Especially since the beginning of the Barcelona Process launched in 1995, it is clear that maintaining good relations with the Arab world is in the long-term interest of the EU. While the earlier goals were centered on the themes of security and the need to maintain stability, the subsequent development of relations between the two sides of the Mediterranean Sea shifted the focal point to the issues of the support for democracy, human rights and economic and social development. The invasions of Afghanistan and Iraq, the terrorist attacks in Madrid and London, the publication of cartoons depicting Prophet Mohammed and the Arab Spring were among the major events. Yet, it has never been a straightforward relationship, and the EU has for long been unsuccessful in adequately promoting and effectively sharing its vision for the development of the region.

Meanwhile, the instability in the Middle East and North African countries has become a source of insecurity in the EU itself. The foundations of some of its policies have been disturbed, both externally and internally. As the recent terrorist attacks in Belgium, Tunisia, Egypt and France have demonstrated yet again, the rise of violent extremism and the threat of radicalization knows no borders. Terrorist organizations like al-Qaeda and the Islamic State can attract thousands of people only to turn them into the so-called foreign fighters. To make things worse, some of these individuals are EU citizens. Therefore, actions to combat terrorist propaganda and jihadist vision of contemporary Europe and the world play an important role here. The second level is then the current migration crisis caused by the ongoing fighting in the Middle East and the deterioration of living conditions in many of those countries.

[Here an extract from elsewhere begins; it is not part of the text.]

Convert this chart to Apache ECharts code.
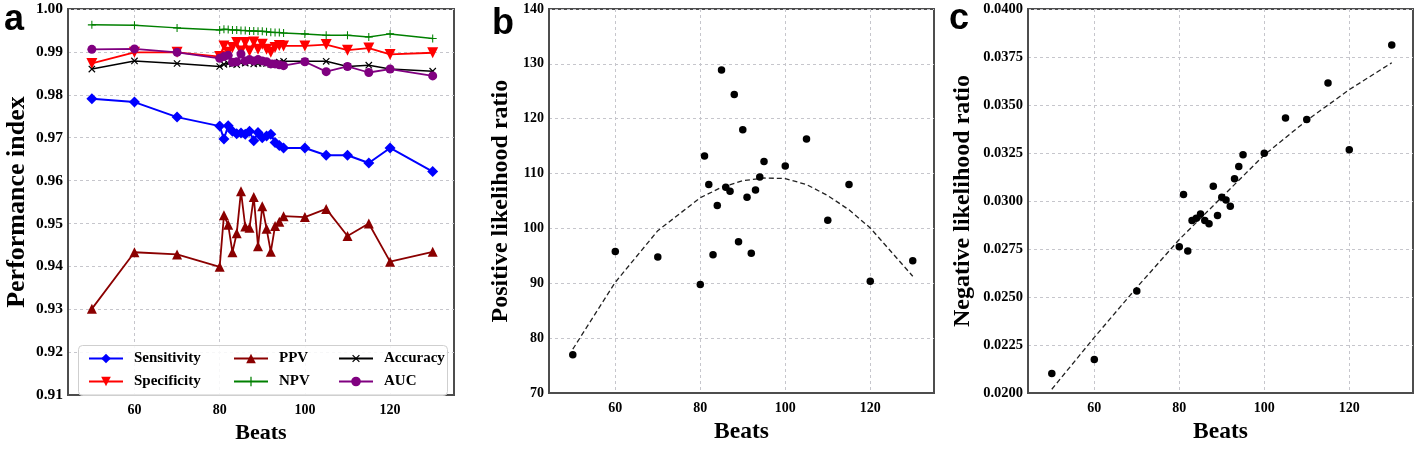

In the context of these events, the EU has begun to view the Arab world in a different way. The transformation of the region itself following the Arab Spring was important. The Union has taken a number of steps with the aim to create a strategic vision for its future involvement in the regional developments and for the collaboration with various stakeholders. This vision should reflect the contemporary situation more adequately and include access both to the political elites and the civil society. The main objectives are thus suppressing any forms of propaganda leading to radicalization, strengthening of the mutual cooperation and improving the image of the Union itself. Some of the concrete initiatives in this regard are in the form of various newly established EU working groups directly involved in information and communication activities in the Arab world, and focusing on strategic communications in Syria, the development of journalism, media literacy and other topics.